Indian-origin scientist discovers wake-sleep mechanism
An Indian-American circadian rhythms expert at Northwestern University in Illinois, discovered how an animal's biological clock wakes it up in the morning and puts it to sleep at night.
Washington: An Indian-American circadian rhythms expert at Northwestern University in Illinois, discovered how an animal's biological clock wakes it up in the morning and puts it to sleep at night.
The clock's mechanism, it turns out, is much like a light switch.
In a study of brain circadian neurons that govern the daily sleep-wake cycle's timing, doctor Ravi Allada and his team found that high sodium channel activity in these neurons during the day turn the cells on and ultimately awaken an animal.
At night, high potassium channel activity turn them off, allowing the animal to sleep.

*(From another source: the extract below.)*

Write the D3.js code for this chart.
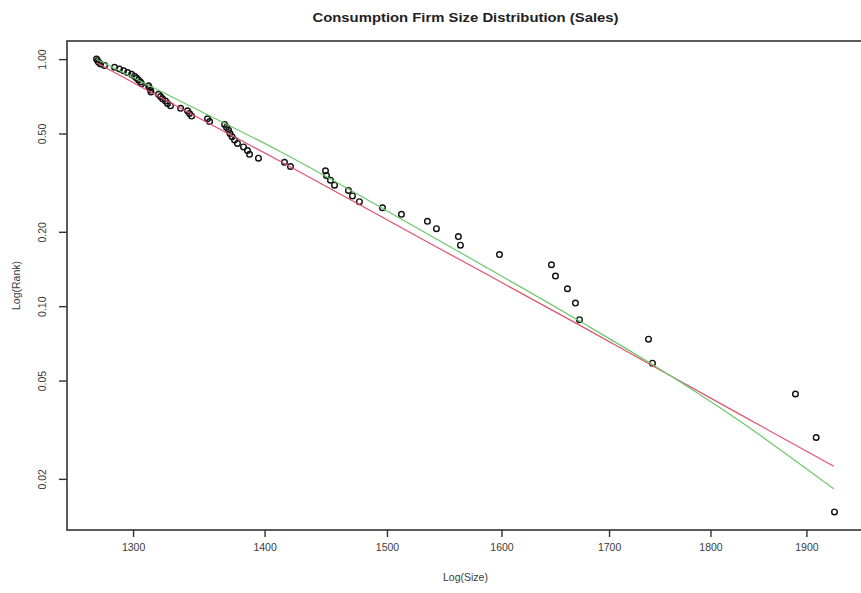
<!DOCTYPE html>
<html>
<head>
<meta charset="utf-8">
<script src="https://cdn.jsdelivr.net/npm/d3@7"></script>
<style>
  html, body { margin: 0; padding: 0; background: #ffffff; }
  svg { display: block; }
</style>
</head>
<body>
<svg id="chart" width="861" height="593"></svg>
<script>
// ---- Data ----
const logSize = [
  1930.3, 1910.5, 1888.3, 1742.1, 1738.2, 1671.9, 1668.1, 1660.6, 1649.4, 1645.7,
  1598.2, 1563.4, 1561.6, 1542.4, 1534.6, 1512.3, 1496.2, 1476.9, 1471.1, 1467.8,
  1456.3, 1453.0, 1449.7, 1448.9, 1420.6, 1415.8, 1395.2, 1388.2, 1386.6, 1383.5,
  1378.8, 1376.5, 1374.6, 1373.0, 1371.9, 1370.3, 1368.8, 1357.3, 1355.7, 1343.6,
  1342.0, 1340.5, 1335.3, 1327.7, 1325.5, 1324.0, 1321.8, 1320.3, 1318.8, 1313.2,
  1312.9, 1312.1, 1311.4, 1306.2, 1305.5, 1304.0, 1302.6, 1301.1, 1298.9, 1296.0,
  1293.1, 1290.1, 1286.5, 1279.3, 1276.4, 1275.0, 1274.3, 1273.5
];
const logRank = [
  0.0147, 0.0294, 0.0441, 0.0588, 0.0735, 0.0882, 0.1029, 0.1176, 0.1324, 0.1471,
  0.1618, 0.1765, 0.1912, 0.2059, 0.2206, 0.2353, 0.2500, 0.2647, 0.2794, 0.2941,
  0.3088, 0.3235, 0.3382, 0.3529, 0.3676, 0.3824, 0.3971, 0.4118, 0.4265, 0.4412,
  0.4559, 0.4706, 0.4853, 0.5000, 0.5147, 0.5294, 0.5441, 0.5588, 0.5735, 0.5882,
  0.6029, 0.6176, 0.6324, 0.6471, 0.6618, 0.6765, 0.6912, 0.7059, 0.7206, 0.7353,
  0.7500, 0.7647, 0.7794, 0.7941, 0.8088, 0.8235, 0.8382, 0.8529, 0.8676, 0.8824,
  0.8971, 0.9118, 0.9265, 0.9412, 0.9559, 0.9706, 0.9853, 1.0000
];
// Fitted curves
const fitX      = [1273.5, 1335.3, 1412.7, 1537.3, 1672.8, 1742.1, 1830.6, 1929.5];
const redFitY   = [0.9661, 0.6324, 0.3853, 0.1790, 0.0834, 0.0574, 0.03640, 0.02248];
const greenFitY = [0.9981, 0.6750, 0.4217, 0.1928, 0.0866, 0.0580, 0.03410, 0.01822];

const xTicks = [1300, 1400, 1500, 1600, 1700, 1800, 1900];
const yTicks = [0.02, 0.05, 0.10, 0.20, 0.50, 1.00];
const yTickLabels = ["0.02", "0.05", "0.10", "0.20", "0.50", "1.00"];

const title = "Consumption Firm Size Distribution (Sales)";
const xLabel = "Log(Size)";
const yLabel = "Log(Rank)";

// ---- Layout ----
const plot = { left: 67, right: 864, top: 41, bottom: 530 };
const svg = d3.select("#chart");
const font = "'Liberation Sans', Arial, sans-serif";

// R-style 4% extension in log space
function logExtend(ext) {
  const l0 = Math.log(ext[0]), l1 = Math.log(ext[1]);
  const d = (l1 - l0) * 0.04;
  return [Math.exp(l0 - d), Math.exp(l1 + d)];
}
const x = d3.scaleLog().domain(logExtend(d3.extent(logSize))).range([plot.left, plot.right]);
const y = d3.scaleLog().domain(logExtend(d3.extent(logRank))).range([plot.bottom, plot.top]);

const axisColor = "#333333";
const textColor = "#3a3a3a";

// Points
const pts = logSize.map((v, i) => ({ x: v, y: logRank[i] }));
svg.append("g").selectAll("circle").data(pts).enter().append("circle")
  .attr("cx", d => x(d.x)).attr("cy", d => y(d.y)).attr("r", 2.8)
  .attr("fill", "none").attr("stroke", "#111").attr("stroke-width", 1.4);

// Fitted lines
const line = d3.line().x(d => x(d[0])).y(d => y(d[1])).curve(d3.curveMonotoneX);
svg.append("path").datum(fitX.map((v, i) => [v, redFitY[i]]))
  .attr("d", line).attr("fill", "none").attr("stroke", "#e0506e").attr("stroke-width", 1.2);
svg.append("path").datum(fitX.map((v, i) => [v, greenFitY[i]]))
  .attr("d", line).attr("fill", "none").attr("stroke", "#6cc86c").attr("stroke-width", 1.2);

// Box
svg.append("rect").attr("x", plot.left).attr("y", plot.top)
  .attr("width", plot.right - plot.left).attr("height", plot.bottom - plot.top)
  .attr("fill", "none").attr("stroke", axisColor).attr("stroke-width", 1.6);

// X axis
const xAxis = d3.axisBottom(x).tickValues(xTicks).tickFormat(d3.format("d")).tickSize(7).tickPadding(7);
const gx = svg.append("g").attr("transform", `translate(0,${plot.bottom})`).call(xAxis);
gx.select(".domain").remove();
gx.selectAll(".tick line").attr("stroke", axisColor).attr("stroke-width", 1.4);
gx.selectAll(".tick text").attr("fill", textColor).attr("font-family", font).attr("font-size", 10.5);

// Y axis
const yAxis = d3.axisLeft(y).tickValues(yTicks).tickFormat((d, i) => yTickLabels[i]).tickSize(8);
const gy = svg.append("g").attr("transform", `translate(${plot.left},0)`).call(yAxis);
gy.select(".domain").remove();
gy.selectAll(".tick line").attr("stroke", axisColor).attr("stroke-width", 1.4);
gy.selectAll(".tick text")
  .attr("fill", textColor).attr("font-family", font).attr("font-size", 10.5)
  .attr("x", null).attr("dy", null)
  .attr("text-anchor", "middle")
  .attr("transform", "translate(-21,0) rotate(-90)")
  .attr("y", 0);

// Title and labels
svg.append("text").attr("x", (plot.left + plot.right) / 2).attr("y", 22)
  .attr("text-anchor", "middle").attr("font-family", font).attr("font-weight", "bold")
  .attr("font-size", 13).attr("fill", "#222").attr("textLength", 306)
  .attr("lengthAdjust", "spacingAndGlyphs").text(title);
svg.append("text").attr("x", (plot.left + plot.right) / 2).attr("y", 581)
  .attr("text-anchor", "middle").attr("font-family", font).attr("font-size", 10.5)
  .attr("fill", textColor).text(xLabel);
svg.append("text").attr("transform", `translate(20,${(plot.top + plot.bottom) / 2}) rotate(-90)`)
  .attr("text-anchor", "middle").attr("font-family", font).attr("font-size", 10.5)
  .attr("fill", textColor).text(yLabel);
</script>
</body>
</html>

A
Investigating further, Allada was surprised to discover the same sleep-wake switch in both flies and mice.
"This suggests the underlying mechanism controlling our sleep-wake cycle is ancient," Allada said.

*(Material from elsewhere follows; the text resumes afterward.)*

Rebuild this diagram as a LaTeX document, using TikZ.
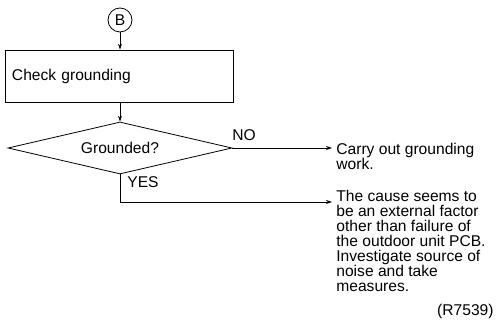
\documentclass[tikz,border=0pt]{standalone}
\usepackage{fontspec}
\setmainfont{Liberation Sans}
\usetikzlibrary{shapes.geometric,arrows.meta}
\begin{document}
\begin{tikzpicture}[x=1pt,y=-1pt,
  line width=0.8pt,
  every node/.style={font=\fontsize{15.6}{14.9}\selectfont},
  flow/.style={-{Stealth[length=6pt,width=4pt]}},
  connector/.style={draw,circle,minimum size=24pt,inner sep=0pt},
  process/.style={draw,rectangle,minimum height=52pt,text width=214pt,align=left,inner xsep=7pt,inner ysep=0pt},
  decision/.style={draw,diamond,aspect=4.3,minimum width=224pt,minimum height=52pt,inner sep=0pt},
  note/.style={inner sep=0pt,anchor=base west}]
\useasboundingbox (0,0) rectangle (499,320);

\node[connector] (b) at (120,20) {B};
\node[process] (check) at (119,76) {Check grounding};
\node[decision] (gnd) at (120,148) {Grounded?};

% multi-line notes: \vtop keeps the first baseline as the node's base
\node[note] (work) at (336,155) {\vtop{\hbox{Carry out grounding}\hbox{work.}}};
\node[note] (cause) at (336,202) {\vtop{\hbox{The cause seems to}\hbox{be an external factor}\hbox{other than failure of}\hbox{the outdoor unit PCB.}\hbox{Investigate source of}\hbox{noise and take}\hbox{measures.}}};
\node[inner sep=0pt,anchor=base east] (ref) at (494,316) {(R7539)};

\coordinate (noend) at (332,148);
\coordinate (yesend) at (332,202);

\draw[flow] (b.south) -- (b.south |- check.north);
\draw[flow] (gnd.north |- check.south) -- (gnd.north);
\draw[flow] (gnd.east) -- (noend);
\draw[flow] (gnd.south) |- (yesend);

\node[inner sep=0pt,anchor=base west] (no) at (232,141) {NO};
\node[inner sep=0pt,anchor=base west] (yes) at (127,188) {YES};
\end{tikzpicture}
\end{document}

This oscillation mechanism appears to be conserved across several hundred million years of evolution.
"And if it is in the mouse, it is likely in humans, too," he noted.

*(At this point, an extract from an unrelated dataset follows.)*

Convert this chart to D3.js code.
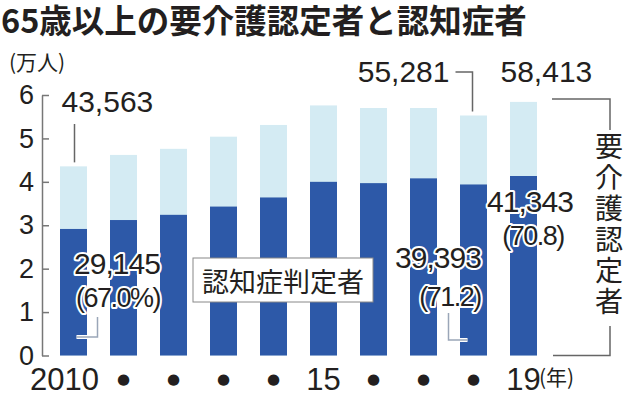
<!DOCTYPE html>
<html>
<head>
<meta charset="utf-8">
<script src="https://cdn.jsdelivr.net/npm/d3@7"></script>
<style>
  body { margin: 0; background: #fff; }
  text { fill: #231f20; }
</style>
</head>
<body>
<div id="chart"></div>
<script>
// data (persons; axis in 万人)
const years = [2010, 2011, 2012, 2013, 2014, 2015, 2016, 2017, 2018, 2019];
const xLabels = ["2010", "●", "●", "●", "●", "15", "●", "●", "●", "19"];
const certified = [43563, 46200, 47600, 50400, 53100, 57600, 57000, 57000, 55281, 58413];
const dementia = [29145, 31200, 32400, 34300, 36400, 40000, 39700, 40800, 39393, 41343];
const shareLabels = ["(67.0%)", "(71.2)", "(70.8)"]; // for 2010, 2018, 2019
const yTicks = [0, 1, 2, 3, 4, 5, 6];

const width = 630;
const height = 398;
const darkBlue = "#2d59a8";
const lightBlue = "#d4ebf3";
const jp = "'Noto Sans CJK JP', 'Noto Sans', sans-serif";
const num = "'Liberation Sans', Arial, sans-serif";

const svg = d3.select("#chart")
  .append("svg")
  .attr("width", width)
  .attr("height", height);

const x = d3.scaleBand()
  .domain(years)
  .range([37, 560])
  .paddingInner(0.46)
  .paddingOuter(0.46);

const y = d3.scaleLinear()
  .domain([0, 6])
  .range([355.5, 95]);

const cx = i => x(years[i]) + x.bandwidth() / 2;

// title
svg.append("text")
  .attr("x", 1).attr("y", 33)
  .attr("font-family", jp).attr("font-weight", "bold")
  .attr("font-size", "32.5px")
  .text("65歳以上の要介護認定者と認知症者");

svg.append("text")
  .attr("x", 9).attr("y", 70)
  .attr("font-family", jp).attr("font-size", "21px")
  .text("(万人)");

// y axis
const yAxis = svg.append("g")
  .attr("transform", "translate(42,0)")
  .call(d3.axisLeft(y).tickValues(yTicks).tickFormat(d3.format("d"))
    .tickSizeInner(-7).tickSizeOuter(0).tickPadding(8));
yAxis.select(".domain").attr("stroke", "#777").attr("stroke-width", 1.5);
yAxis.selectAll(".tick line").attr("stroke", "#777").attr("stroke-width", 1.5);
yAxis.selectAll(".tick text")
  .attr("font-family", num).attr("font-size", "27px")
  .attr("fill", "#231f20");

// bars
svg.selectAll("rect.total").data(certified).enter()
  .append("rect")
  .attr("class", "total")
  .attr("fill", lightBlue)
  .attr("x", (d, i) => x(years[i]))
  .attr("y", d => y(d / 10000))
  .attr("width", x.bandwidth())
  .attr("height", d => y(0) - y(d / 10000));

svg.selectAll("rect.dem").data(dementia).enter()
  .append("rect")
  .attr("class", "dem")
  .attr("fill", darkBlue)
  .attr("x", (d, i) => x(years[i]))
  .attr("y", d => y(d / 10000))
  .attr("width", x.bandwidth())
  .attr("height", d => y(0) - y(d / 10000));

// x labels
svg.selectAll("text.xl").data(xLabels).enter()
  .append("text")
  .attr("class", "xl")
  .attr("x", (d, i) => cx(i) + (i === 0 ? -9 : 0))
  .attr("y", d => d === "●" ? 384 : 390)
  .attr("text-anchor", "middle")
  .attr("font-family", d => d === "●" ? "'DejaVu Sans', sans-serif" : num)
  .attr("font-size", d => d === "●" ? "15px" : "31px")
  .text(d => d);

svg.append("text")
  .attr("x", 539).attr("y", 385)
  .attr("font-family", jp).attr("font-size", "21px")
  .text("(年)");

const fmt = d3.format(",");
const line = d3.line();

// total labels
svg.append("text")
  .attr("x", cx(0) - 12).attr("y", 112)
  .attr("font-family", num).attr("font-size", "30px")
  .text(fmt(certified[0]));
svg.append("path")
  .attr("d", line([[cx(0) + 1, 124], [cx(0) + 1, y(certified[0] / 10000) - 4]]))
  .attr("fill", "none").attr("stroke", "#666").attr("stroke-width", 1.5);

svg.append("text")
  .attr("x", cx(8) - 24).attr("y", 82)
  .attr("text-anchor", "end")
  .attr("font-family", num).attr("font-size", "30px")
  .text(fmt(certified[8]));
svg.append("path")
  .attr("d", line([[cx(8) - 18, 72], [cx(8) - 1, 72], [cx(8) - 1, y(certified[8] / 10000) - 4]]))
  .attr("fill", "none").attr("stroke", "#666").attr("stroke-width", 1.5);

svg.append("text")
  .attr("x", cx(9) - 23).attr("y", 82)
  .attr("font-family", num).attr("font-size", "30px")
  .text(fmt(certified[9]));

// bracket for 要介護認定者
svg.append("path")
  .attr("d", line([[552, 99], [610, 99], [610, 130]]))
  .attr("fill", "none").attr("stroke", "#666").attr("stroke-width", 1.5);
svg.append("path")
  .attr("d", line([[610, 326], [610, y(0)], [553, y(0)]]))
  .attr("fill", "none").attr("stroke", "#666").attr("stroke-width", 1.5);
svg.append("text")
  .attr("x", 609).attr("y", 225)
  .attr("text-anchor", "middle")
  .style("writing-mode", "vertical-rl")
  .attr("letter-spacing", "3px")
  .attr("font-family", jp).attr("font-size", "28px")
  .text("要介護認定者");

// dementia labels (white halo)
function halo(sel) {
  sel.attr("font-family", num)
    .attr("stroke", "#fff").attr("stroke-width", 4)
    .attr("stroke-linejoin", "round")
    .attr("paint-order", "stroke");
}
function leader(pts) {
  svg.append("path").attr("d", line(pts))
    .attr("fill", "none").attr("stroke", "#fff").attr("stroke-width", 4);
  svg.append("path").attr("d", line(pts))
    .attr("fill", "none").attr("stroke", "#9aa6b8").attr("stroke-width", 1.5);
}

leader([[cx(0) + 24, 317], [cx(0) + 24, 337], [cx(0) + 3, 337]]);
leader([[cx(8) - 25, 313], [cx(8) - 25, 340], [cx(8) - 6, 340]]);

const demIdx = [0, 8, 9];
const numY = [274, 268, 212];
const numX = [117, 438, 530];
const shareY = [307, 306, 245];
const shareX = [118, 450, 533];

demIdx.forEach((d, k) => {
  svg.append("text").call(halo)
    .attr("x", numX[k]).attr("y", numY[k]).attr("text-anchor", "middle")
    .attr("font-size", "30px").attr("letter-spacing", "-1px")
    .text(fmt(dementia[d]));
  svg.append("text").call(halo)
    .attr("x", shareX[k]).attr("y", shareY[k]).attr("text-anchor", "middle")
    .attr("font-size", "27px").attr("letter-spacing", "-1.5px")
    .text(shareLabels[k]);
});

// legend box
svg.append("rect")
  .attr("x", 193).attr("y", 258)
  .attr("width", 180).attr("height", 44)
  .attr("fill", "#fff").attr("stroke", "#888").attr("stroke-width", 1);
svg.append("text")
  .attr("x", 283).attr("y", 280)
  .attr("text-anchor", "middle").attr("dominant-baseline", "central")
  .attr("font-family", jp).attr("font-size", "27px")
  .text("認知症判定者");
</script>
</body>
</html>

Better understanding of this mechanism could lead to new drug targets to address sleep-wake trouble related to jet lag, shift work and other clock-induced problems.
Eventually, it might be possible to reset a person's internal clock to suit his or her situation.
The researchers call this a "bicycle" mechanism: two pedals that go up and down across a 24-hour day, conveying important time information to the neurons.
The researchers found the two pedals -- a sodium current and potassium currents -- active in both the simple fruit fly and the more complex mouse was unexpected.
The balance between sodium and potassium currents controls the animal's circadian rhythms.
"Our starting point for this research was mutant flies missing a sodium channel who walked in a halting manner and had poor circadian rhythms," Allada noted.
"Now, of course, we have more questions about what's regulating this sleep-wake pathway, so there is more work to be done,a he concluded.
The findings were published in the journal, Cell.